Here’s the licensing panel from eComm live and in color. Seeing yourself on TV is weird; my immediate reaction is to fast for about a month.
On a related note, see Saul Hansell’s musings on spectrum.
The issue I wanted to raise at eComm and couldn’t due to lack of time and the meandering speculations about collision-free networks is spectrum sharing. Two-way communications systems all need a shared pipe at some level, and the means by which access to the pipe are mediated distinguish one system from another. So far, the debate on white spaces in particular and open spectrum in general is about coding and power levels, the easy parts of the problem. The hard part is how the system decides which of a number of competing transmitters can access the pipe at any given time.
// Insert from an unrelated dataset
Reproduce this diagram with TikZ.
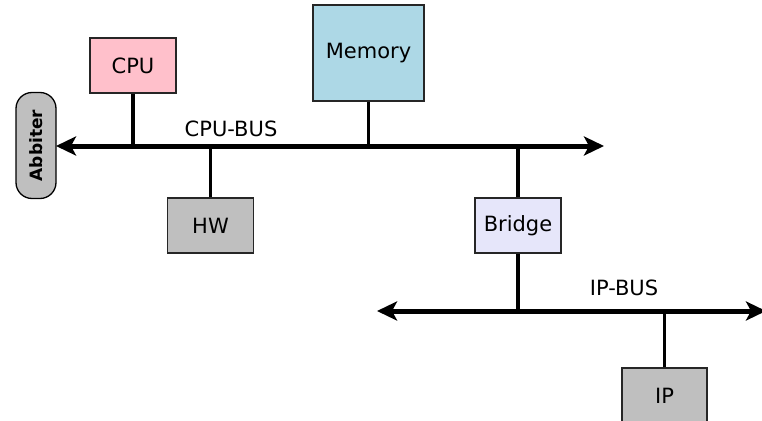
\documentclass[tikz,border=0pt]{standalone}
\usepackage{fontspec}
\setmainfont{DejaVu Sans}
\usetikzlibrary{arrows.meta}
\begin{document}
\begin{tikzpicture}[x=1pt,y=-1pt,
  unit/.style={draw=black!85, line width=1.3pt, inner sep=0pt, font=\fontsize{21}{25}\selectfont},
  bus/.style={line width=5pt, {Stealth[length=20pt,width=19pt,inset=5pt]}-{Stealth[length=20pt,width=19pt,inset=5pt]}},
  link/.style={line width=3.7pt},
  lbl/.style={font=\fontsize{21}{25}\selectfont}]
\useasboundingbox (0,0) rectangle (762,420);
% boxes
\node[unit, fill={rgb,255:red,255;green,192;blue,203}, minimum width=86pt, minimum height=55pt] (cpu) at (133,65.5) {CPU};
\node[unit, fill={rgb,255:red,173;green,216;blue,230}, minimum width=111pt, minimum height=96pt] (mem) at (368.5,53) {Memory};
\node[unit, fill={rgb,255:red,191;green,191;blue,191}, minimum width=86pt, minimum height=55pt] (hw) at (210.5,225.5) {HW};
\node[unit, fill={rgb,255:red,230;green,230;blue,250}, minimum width=86pt, minimum height=55pt] (bridge) at (518,225.5) {Bridge};
\node[unit, fill={rgb,255:red,191;green,191;blue,191}, minimum width=85pt, minimum height=55pt] (ip) at (664.5,395.5) {IP};
\node[draw=black, line width=1.3pt, fill={rgb,255:red,191;green,191;blue,191}, rounded corners=16pt,
      rotate=90, minimum width=106pt, minimum height=40pt, inner sep=0pt,
      font=\fontsize{17}{20}\selectfont\bfseries] (arb) at (36,145.5) {Abbiter};
% bus end points
\coordinate (cbL) at (56,146);
\coordinate (cbR) at (604,146);
\coordinate (ibL) at (377,311);
\coordinate (ibR) at (766,311);
% buses
\draw[bus] (cbL) -- (cbR);
\draw[bus] (ibL) -- (ibR);
\node[lbl] (cblabel) at (231,129) {CPU-BUS};
\node[lbl] (iblabel) at (624,288) {IP-BUS};
% links
\draw[link] (cpu.south) -- (cpu.south |- cbL);
\draw[link] (mem.south) -- (mem.south |- cbL);
\draw[link] (hw.north) -- (hw.north |- cbL);
\draw[link] (bridge.north) -- (bridge.north |- cbL);
\draw[link] (bridge.south) -- (bridge.south |- ibL);
\draw[link] (ip.north) -- (ip.north |- ibL);
\end{tikzpicture}
\end{document}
The fact that speculative coding systems might permit multiple simultaneous connections on the same frequency in the same space/time moment doesn’t make this question go away, since they only help point-to-point communications. Internet access is inherently a point-to-multipoint problem as theses system all aggregate wireless systems in order to move them to the fiber backbone.
The advantage of licensing is that it provides the spectrum with an authorized bandwidth manager who can mediate among the desires of competing users and ensure fairness per dollar (or some similar policy.) The idea that we can simply dispense with a bandwidth manager in a wide-area network access system remains to be proved.
So I would submit that one of the principles that regulators need to consider when deciding between licensed and unlicensed uses is the efficiency of access. The notion that efficiency can be discarded in favor of ever-fatter pipes is obviously problematic in relation to wireless systems; they’re not making more spectrum.
Yoyo diets only make the problem worse. There’s no substitute for a lifestyle change that includes eating normal quantities but healthy foods and regular exercise.
Actually, coding systems such as CDMA are fine ways to allow spectrum sharing in point-to-multipoint systems. However, spectrum etiquettes such as 802.11y are even better, because they can in many cases eliminate the need for ongoing contention.
The use of CDMA in point-to-multipoint tends to be limited to resolving inter-access point contention rather than permitting multiple transmitters to a single access point. This is a fine thing to do, of course, but it doesn’t lead to the creation of unfettered spectrum.
When you say “tends to be limited” do you mean that it is not used for
multiple access to a base station or that it is ineffective as such?
In UWB, CDMA was limited to resolving interference between microcells. In the cell phone world, which I’m much less familiar with, this is probably not the case. In order to use CDMA in an aggregator, you obviously need to duplicate hardware per code channel. It would probably make a lot more sense to do this in a cell tower than in a microcell controller that supports direct link communication and has super-high bandwidth and limited power.